Left to right : Florient cutting the first branch of the 2019 SWPS (Sharpham’s Winter Pruning Session) and Charles explaining the art of pruning 

We learnt that pruning in winter encourages the growth of the tree. Pruning in late-summer is effective to assist fruit ripening by removing branches which are less beneficial for fruit production, allowing the tree to concentrate its energy on the remaining fruits. However, removing too many leaves can be detrimental for the development of big and tasty fruit, because it reduces the production of energy through photosynthesis. That is why a fair balance is required.

It is also possible to reshape branches of a tree by simply binding them with strings and tightening them in the direction desired. After a while the strings are removed, however the branches will keep growing in that same direction. The capacity of trees to adapt their growth to physical constraints is quite fascinating and definitely useful.
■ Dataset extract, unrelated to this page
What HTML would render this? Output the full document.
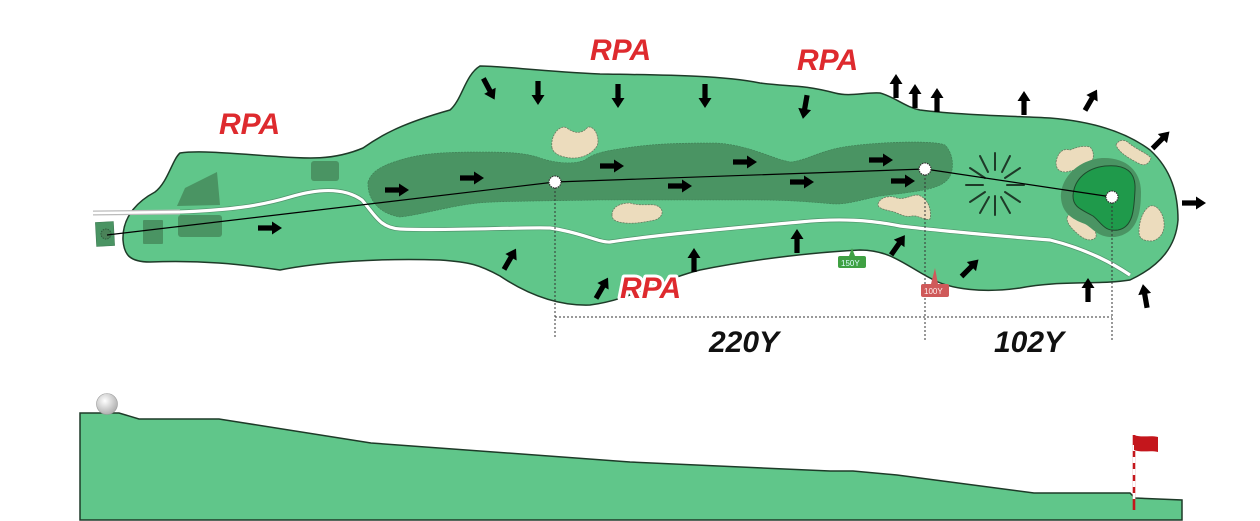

When dealing with older trees, other methods are used. One of them consists of wrapping unwanted young branches around bigger ones instead of cutting them. This method has been used by Charles for a while to keep the trees well-shaped, and above all it means that the re-growing branches do not need to be cut every year.

Finally, what is truly interesting about pruning is that each tree is unique and each person has their own vision of the shape they want to create. In fact there isn’t any perfect shape – it’s all a matter of creativity, thinking and anticipation.

Cutting the branch off an old apple tree to help shape it 

We are now all looking forward to taste the juicy apples and cherries of the diverse varieties of fruit trees growing in the orchard later on!